U.S. employers generated a net gain of 169,000 jobs in August, compared with an average of 189,000 for the previous 12 months. The government also revised Friday its data for June and July, increasing the payroll growth during that two-month period by 44,000 jobs.

The unemployment rate, down from 5% in July, was the lowest since the month before the terrorist attacks of Sept. 11, 2001.

Some economists said the economy, almost four years into the recovery from the 2001 recession, was better positioned to withstand an external shock than it was after the 2001 attacks, when the country was already in recession. But other analysts said the recovery had grown precarious and Katrina might put it over the edge.

David Kelly, managing director of Putnam Investments in Boston, estimated that 200,000 to 400,000 of the 1 million workers in the 11 hardest-hit counties of Louisiana, Mississippi and Alabama would have no jobs to return to at least for a while. That estimate seemed to be in the middle of the range.

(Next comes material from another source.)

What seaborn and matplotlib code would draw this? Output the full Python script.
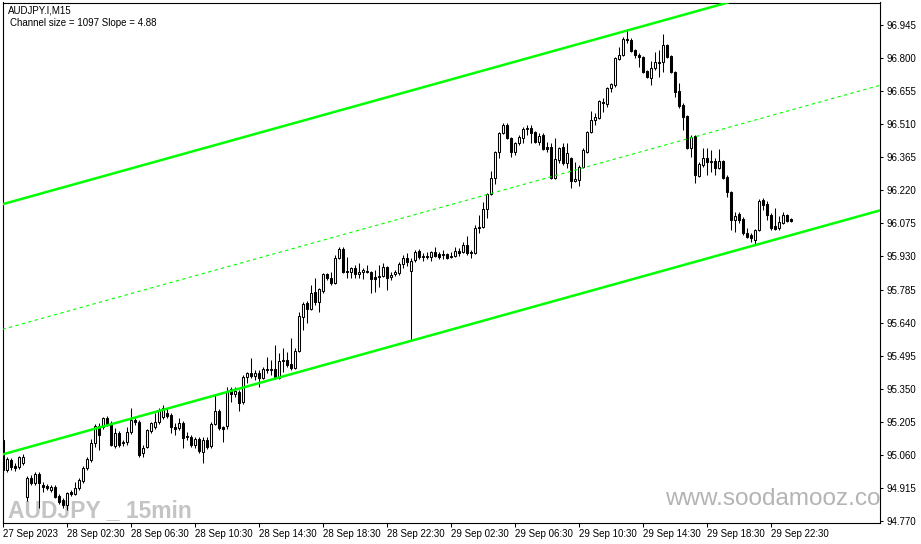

Toward the gloomy end of the spectrum, Ian Shepherdson, chief U.S. economist with High Frequency Economics in Valhalla, N.Y., predicted that the September report would show a loss of 500,000 jobs nationally.

Toward the other end, William Hummer, chief economist of Wayne Hummer Investments in Chicago, said the nation as a whole might gain jobs in September, even though he ratcheted down his estimate of 2005 economic growth to 3.4% from 3.7% to account for Katrina.

"The number of people who will lose jobs is insignificant on a national scale," he said.

Hummer, however, did not share the widely held view that the economy was well-positioned to absorb Katrina's blow. He said a combination of factors, including record oil prices, rising interest rates and a personal saving rate that turned negative in July, already threatened the expansion that began at the end of 2001.